Affordability and a lack of confidence in the charging infrastructure are two of the factors holding back consumers from buying EVs.
However, due to stronger incentives in the business world, the take-up has been much greater – almost double.
To support organisations looking to install electric vehicle charging facilities at their workplace, the Government’s Office for Low Emission Vehicles (OLEV) provides a grant – The Workplace Charging Scheme (WCS).
Plug-In grants are available to the public but the government has recently been criticised for reducing them by £500.

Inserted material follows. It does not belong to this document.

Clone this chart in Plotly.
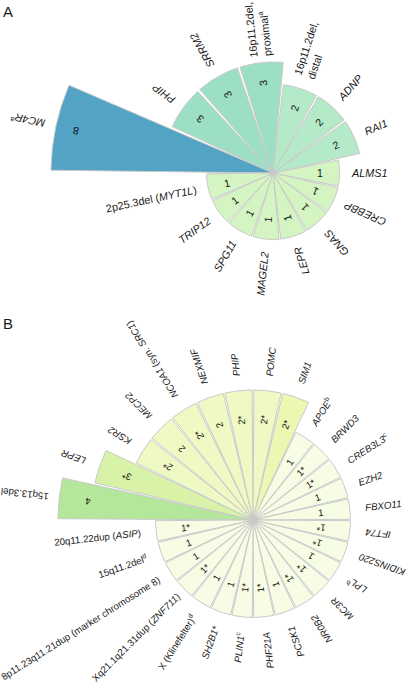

Analysis of new car registrations in 2020 by the Society of Motor Manufacturers and Traders (SMMT) shows that just 4.6 per cent of privately bought cars were battery electric vehicles (BEVs) – compared to 8.7 per cent for businesses and large fleets.
Consumers registered 34,324 pure electric vehicles in 2020, compared to 73,881 corporate registrations, it was reported at the trade body’s day-long industry conference last week.

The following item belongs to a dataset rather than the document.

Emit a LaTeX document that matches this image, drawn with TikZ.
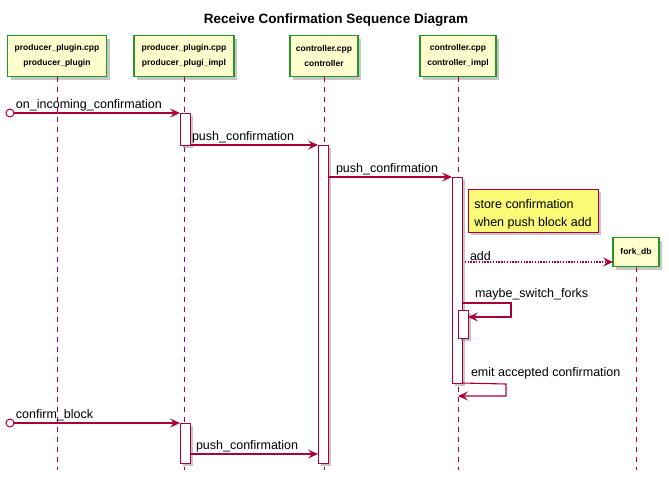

The number of fully electric Uber cars in London, for example, has increased from 100 to 1,600. Whilst this still represents a small percentage of its 45,000-strong fleet in the capital, the will to go electric is clearly there.

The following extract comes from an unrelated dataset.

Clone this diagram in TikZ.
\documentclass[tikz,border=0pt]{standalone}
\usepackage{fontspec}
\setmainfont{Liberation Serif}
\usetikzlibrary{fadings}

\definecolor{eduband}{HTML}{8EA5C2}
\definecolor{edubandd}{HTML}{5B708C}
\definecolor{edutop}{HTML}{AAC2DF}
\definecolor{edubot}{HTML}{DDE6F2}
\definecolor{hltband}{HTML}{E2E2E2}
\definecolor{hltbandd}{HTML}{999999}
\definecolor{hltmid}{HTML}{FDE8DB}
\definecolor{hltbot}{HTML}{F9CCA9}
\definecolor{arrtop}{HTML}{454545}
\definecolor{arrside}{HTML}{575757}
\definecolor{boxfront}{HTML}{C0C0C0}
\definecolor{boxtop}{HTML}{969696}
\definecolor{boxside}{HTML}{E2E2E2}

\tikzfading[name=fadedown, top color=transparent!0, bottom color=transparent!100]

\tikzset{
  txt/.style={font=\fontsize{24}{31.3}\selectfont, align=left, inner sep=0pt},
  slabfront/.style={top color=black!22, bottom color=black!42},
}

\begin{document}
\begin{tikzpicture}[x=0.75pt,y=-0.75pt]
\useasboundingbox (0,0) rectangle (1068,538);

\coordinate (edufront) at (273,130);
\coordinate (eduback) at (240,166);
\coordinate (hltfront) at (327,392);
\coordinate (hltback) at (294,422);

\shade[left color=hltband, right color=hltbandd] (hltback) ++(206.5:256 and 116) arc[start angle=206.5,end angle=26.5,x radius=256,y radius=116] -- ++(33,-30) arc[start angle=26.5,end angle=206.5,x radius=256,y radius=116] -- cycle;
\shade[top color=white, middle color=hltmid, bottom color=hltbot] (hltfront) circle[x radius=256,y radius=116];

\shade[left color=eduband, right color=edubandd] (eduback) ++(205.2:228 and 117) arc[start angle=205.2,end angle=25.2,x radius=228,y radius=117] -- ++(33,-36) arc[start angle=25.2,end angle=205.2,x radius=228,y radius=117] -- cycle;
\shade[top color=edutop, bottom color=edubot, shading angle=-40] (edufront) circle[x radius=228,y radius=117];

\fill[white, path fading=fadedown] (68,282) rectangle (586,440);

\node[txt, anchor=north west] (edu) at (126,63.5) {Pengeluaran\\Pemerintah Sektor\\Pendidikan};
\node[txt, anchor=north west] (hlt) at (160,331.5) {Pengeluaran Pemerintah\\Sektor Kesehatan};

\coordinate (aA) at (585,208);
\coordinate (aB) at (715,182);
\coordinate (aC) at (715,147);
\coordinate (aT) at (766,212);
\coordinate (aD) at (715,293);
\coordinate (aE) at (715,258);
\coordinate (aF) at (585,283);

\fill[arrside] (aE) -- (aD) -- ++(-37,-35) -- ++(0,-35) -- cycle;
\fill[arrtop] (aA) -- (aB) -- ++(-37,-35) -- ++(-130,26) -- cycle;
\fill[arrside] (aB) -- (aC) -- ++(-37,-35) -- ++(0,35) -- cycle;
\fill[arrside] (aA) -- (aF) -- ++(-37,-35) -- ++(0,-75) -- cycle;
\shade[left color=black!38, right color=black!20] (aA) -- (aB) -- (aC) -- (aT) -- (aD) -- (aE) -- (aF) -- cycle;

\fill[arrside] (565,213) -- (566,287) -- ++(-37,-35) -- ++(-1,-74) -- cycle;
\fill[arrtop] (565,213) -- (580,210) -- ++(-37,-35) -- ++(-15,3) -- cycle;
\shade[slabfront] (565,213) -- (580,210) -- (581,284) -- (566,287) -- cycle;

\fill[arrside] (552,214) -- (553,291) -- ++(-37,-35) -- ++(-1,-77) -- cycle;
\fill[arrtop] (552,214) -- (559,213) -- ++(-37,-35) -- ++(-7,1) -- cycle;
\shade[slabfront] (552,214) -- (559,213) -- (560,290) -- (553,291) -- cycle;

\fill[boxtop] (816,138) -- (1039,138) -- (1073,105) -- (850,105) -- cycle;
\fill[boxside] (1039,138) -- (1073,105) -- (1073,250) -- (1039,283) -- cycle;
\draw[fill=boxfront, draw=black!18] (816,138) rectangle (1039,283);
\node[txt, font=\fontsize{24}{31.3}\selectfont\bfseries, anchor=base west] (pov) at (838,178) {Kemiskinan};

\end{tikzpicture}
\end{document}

The SMMT said: “Ahead of the phase out of new pure petrol and diesel car and van sales in 2030, manufacturers have invested billions in new technology, with plug-ins now accounting for one in four of new car models available – with one in 10 powered purely by electricity.”
Given the rising uptake, the installation of more on-site charging points is a top priority for businesses and public sector bodies helping to drive through the green revolution.